Affaires
Voitures de luxe : les annulations de commandes pleuvent chez les concessionnaires
Les véhicules de 600 000 à plus de 1 MDH enregistrent le grand nombre de désistements. Les professionnels annoncent que tout le secteur risque d’être mis en difficulté, sachant qu’ils se sont déjà engagés auprès de leurs fournisseurs. Ils demandent un moratoire de 3 à 6 mois pour leur permettre de satisfaire les commandes déjà passées.

Les effets de la taxe sur les voitures de luxe prévue dans la Loi de finances 2014 ont commencé à se faire sentir avant le démarrage de cette nouvelle année. Plusieurs concessionnaires présents sur ce segment rapportent que le mois de décembre 2013 a été marqué par deux tendances majeures. La première est que les clients, d’habitude très exigeants sur leurs choix, anticipent leurs achats en se contentant de l’offre disponible au niveau des showrooms pour éviter la taxe. «Nous nous attendons de ce fait à des niveaux de ventes corrects, en légère appréciation même en décembre», annonce un DG d’une grande enseigne de luxe de la place. Cette première tendance est confirmée par plusieurs clients qui ont été surpris, à l’occasion de récentes visites dans les showrooms des gros concessionnaires, de voir que plusieurs modèles disponibles par le passé n’étaient plus exposés ou ne se trouvent pas en stock. Ceci surtout au niveau du luxe moyen, vu que le très haut de gamme obéit à d’autres réflexes de consommation.

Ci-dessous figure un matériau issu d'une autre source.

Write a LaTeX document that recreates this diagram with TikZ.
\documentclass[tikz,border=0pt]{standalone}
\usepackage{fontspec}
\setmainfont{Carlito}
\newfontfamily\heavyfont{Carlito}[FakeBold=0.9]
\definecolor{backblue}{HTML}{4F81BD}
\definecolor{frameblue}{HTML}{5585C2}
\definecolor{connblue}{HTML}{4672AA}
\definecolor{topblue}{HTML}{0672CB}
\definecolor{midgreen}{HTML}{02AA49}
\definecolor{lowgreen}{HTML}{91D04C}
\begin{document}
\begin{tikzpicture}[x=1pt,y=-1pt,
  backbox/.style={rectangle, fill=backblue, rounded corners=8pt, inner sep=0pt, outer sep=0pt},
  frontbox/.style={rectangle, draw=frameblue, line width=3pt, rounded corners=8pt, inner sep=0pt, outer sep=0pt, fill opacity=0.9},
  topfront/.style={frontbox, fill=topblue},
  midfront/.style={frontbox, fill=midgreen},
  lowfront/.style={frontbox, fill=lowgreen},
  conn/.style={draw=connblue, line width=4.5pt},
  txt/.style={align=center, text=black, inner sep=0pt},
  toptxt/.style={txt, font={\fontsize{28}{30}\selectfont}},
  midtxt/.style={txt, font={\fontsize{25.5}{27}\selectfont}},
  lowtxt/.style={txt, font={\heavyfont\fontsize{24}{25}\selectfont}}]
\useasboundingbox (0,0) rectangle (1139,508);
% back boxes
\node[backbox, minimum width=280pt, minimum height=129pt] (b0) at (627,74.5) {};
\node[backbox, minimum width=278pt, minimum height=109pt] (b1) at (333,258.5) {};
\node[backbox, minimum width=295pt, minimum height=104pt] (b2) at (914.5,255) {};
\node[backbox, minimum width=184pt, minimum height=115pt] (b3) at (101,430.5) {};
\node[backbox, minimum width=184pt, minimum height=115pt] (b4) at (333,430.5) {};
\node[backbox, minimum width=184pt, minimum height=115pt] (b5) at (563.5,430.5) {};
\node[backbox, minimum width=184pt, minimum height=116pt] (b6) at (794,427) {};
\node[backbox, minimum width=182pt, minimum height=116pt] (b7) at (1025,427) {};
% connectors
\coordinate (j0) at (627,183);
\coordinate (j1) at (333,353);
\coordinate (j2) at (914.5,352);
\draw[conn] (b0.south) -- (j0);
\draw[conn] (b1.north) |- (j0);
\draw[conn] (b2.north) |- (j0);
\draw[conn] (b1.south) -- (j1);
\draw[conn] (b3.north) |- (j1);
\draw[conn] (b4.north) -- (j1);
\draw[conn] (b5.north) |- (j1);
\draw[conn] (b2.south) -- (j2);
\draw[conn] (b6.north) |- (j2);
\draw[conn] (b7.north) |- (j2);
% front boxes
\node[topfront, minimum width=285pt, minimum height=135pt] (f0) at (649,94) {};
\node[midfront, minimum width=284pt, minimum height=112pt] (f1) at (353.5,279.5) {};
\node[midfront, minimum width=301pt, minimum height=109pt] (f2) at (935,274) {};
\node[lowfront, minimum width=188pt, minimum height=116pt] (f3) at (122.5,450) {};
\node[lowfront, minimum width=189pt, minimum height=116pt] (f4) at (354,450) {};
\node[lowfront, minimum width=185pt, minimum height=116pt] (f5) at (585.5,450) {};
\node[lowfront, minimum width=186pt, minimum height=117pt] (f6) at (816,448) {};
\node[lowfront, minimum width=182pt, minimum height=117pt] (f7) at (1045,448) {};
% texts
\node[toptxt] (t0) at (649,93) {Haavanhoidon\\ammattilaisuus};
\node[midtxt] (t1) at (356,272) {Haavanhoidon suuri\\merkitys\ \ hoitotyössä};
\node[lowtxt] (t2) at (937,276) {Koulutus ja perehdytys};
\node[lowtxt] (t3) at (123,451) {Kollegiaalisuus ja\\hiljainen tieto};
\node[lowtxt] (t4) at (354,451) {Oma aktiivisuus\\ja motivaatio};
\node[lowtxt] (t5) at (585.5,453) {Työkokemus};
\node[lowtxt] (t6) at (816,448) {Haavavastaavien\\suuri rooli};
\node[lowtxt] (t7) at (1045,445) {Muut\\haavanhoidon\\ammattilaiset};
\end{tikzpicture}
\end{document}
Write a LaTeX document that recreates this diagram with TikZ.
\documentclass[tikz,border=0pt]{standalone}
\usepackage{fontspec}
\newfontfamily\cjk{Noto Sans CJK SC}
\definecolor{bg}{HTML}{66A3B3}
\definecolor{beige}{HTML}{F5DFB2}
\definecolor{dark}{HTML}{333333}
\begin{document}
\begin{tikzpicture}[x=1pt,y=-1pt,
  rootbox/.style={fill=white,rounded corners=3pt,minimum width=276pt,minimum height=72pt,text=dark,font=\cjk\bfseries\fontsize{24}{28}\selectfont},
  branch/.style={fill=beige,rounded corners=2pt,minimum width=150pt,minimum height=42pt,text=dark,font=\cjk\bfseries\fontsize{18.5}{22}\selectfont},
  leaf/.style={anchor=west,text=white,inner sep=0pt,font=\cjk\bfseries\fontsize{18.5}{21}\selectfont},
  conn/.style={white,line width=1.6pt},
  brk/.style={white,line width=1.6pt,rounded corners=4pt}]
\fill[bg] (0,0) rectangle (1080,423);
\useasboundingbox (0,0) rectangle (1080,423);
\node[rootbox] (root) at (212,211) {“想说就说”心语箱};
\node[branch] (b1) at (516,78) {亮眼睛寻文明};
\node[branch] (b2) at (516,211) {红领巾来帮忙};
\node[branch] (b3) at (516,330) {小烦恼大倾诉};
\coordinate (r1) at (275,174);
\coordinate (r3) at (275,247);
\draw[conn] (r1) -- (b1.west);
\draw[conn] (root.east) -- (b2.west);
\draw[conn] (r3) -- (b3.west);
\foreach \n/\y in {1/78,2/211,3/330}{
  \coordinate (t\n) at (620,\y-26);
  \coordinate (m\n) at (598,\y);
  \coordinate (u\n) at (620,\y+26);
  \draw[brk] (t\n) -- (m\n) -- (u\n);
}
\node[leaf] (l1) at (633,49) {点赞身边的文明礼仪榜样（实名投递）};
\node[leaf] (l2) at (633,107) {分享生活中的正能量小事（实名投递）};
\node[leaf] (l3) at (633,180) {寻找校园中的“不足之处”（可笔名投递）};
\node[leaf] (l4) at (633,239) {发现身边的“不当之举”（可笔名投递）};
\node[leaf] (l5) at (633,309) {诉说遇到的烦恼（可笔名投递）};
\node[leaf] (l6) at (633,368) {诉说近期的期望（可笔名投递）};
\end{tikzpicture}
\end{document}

Seconde tendance carrément moins rassurante pour les concessionnaires, plusieurs clients qui ont déjà passé commande sont revenus sur leur décision, une fois mis au courant de la disposition de la Loi de finances. Ladite disposition prévoit un taux de 5% pour les voitures dont le prix de vente hors taxe est compris entre 400 000 et 600 000 DH. Ce taux passe à 10% pour les véhicules de valeur comprise entre 600 000 et 800 000, puis 15% pour ceux dont le prix est dans l’intervalle 800000 à 1 MDH, tandis que le luxe de pointe, dont les prix dépassent généralement 1 MDH, est taxé à 20%. Concrètement, un client qui aspire aujourd’hui à un SUV de 650 000 DH HT devra payer 65 000 DH de plus que ce qu’il devait débourser auparavant. «Par rapport au profil de la clientèle et ses réflexes, le taux de 5% peut facilement passer, mais dès que l’on est dans les 10%, soit entre 60 000 DH et 80 000 DH de renchérissement, la logique est tout autre. Pour 15 et 20%, la décision d’annulation est systématique. C’est d’ailleurs dans cette tranche que nous enregistrons le taux de désistement le plus élevé», affirme Mohamed Amal Guedira, DG d’Auto Nejma, distributeur de la marque Mercedes. Selon lui, cette donne aura un impact négatif sur le segment du luxe en 2014. «L’ensemble des concessionnaires s’est engagé auprès des fournisseurs par rapport à un volume de commandes, les stocks sont déjà achetés. Vu le rush des annulations auquel nous assistons aujourd’hui, les stocks d’invendus vont à coup sûr s’entasser en 2014 et les concessionnaires se retrouver dans une situation délicate notamment du point de vue de la trésorerie», explique M. Guedira.
Les dernières commandes passées chez les constructeurs sont attendues vers mars-avril 2014
Les concessionnaires se disent très déçus du fait que les modalités d’application de cette taxe n’aient pas fait l’objet de concertation. Ils sont unanimes à affirmer qu’elle est venue mettre sérieusement à mal un secteur qui, jusque-là, arrive à se maintenir. «A moyen terme, la taxe aura une grande incidence sur l’évolution du marché de l’automobile et sur sa segmentation», nuance un directeur commercial chez un concessionnaire.
En attendant, l’heure est à la recherche d’alternatives pour contenir au minimum l’impact de la nouvelle taxe. Certains concessionnaires seraient en train de revoir leurs prix afin de neutraliser la nouvelle taxe. L’Association des importateurs de véhicules automobiles montés (AIVAM) propose pour sa part un moratoire sur les commandes déjà passées et qui sont attendues vers mars-avril 2014, soit 3 mois au minimum. «Cela donnera la possibilité aux concessionnaires d’écouler au moins ces stocks et leur permettra de s’arranger pour le reste de 2014 vis-à-vis de leurs fournisseurs», explique M. Guedira, également président de l’AIVAM. L’association a saisi, il y a 15 jours, le ministère du commerce et de l’industrie ainsi que celui des finances par écrit pour que ce moratoire soit décidé dans les plus brefs délais, de façon à apaiser les inquiétudes qui pèsent depuis peu sur le secteur. Elle attend toujours la réponse.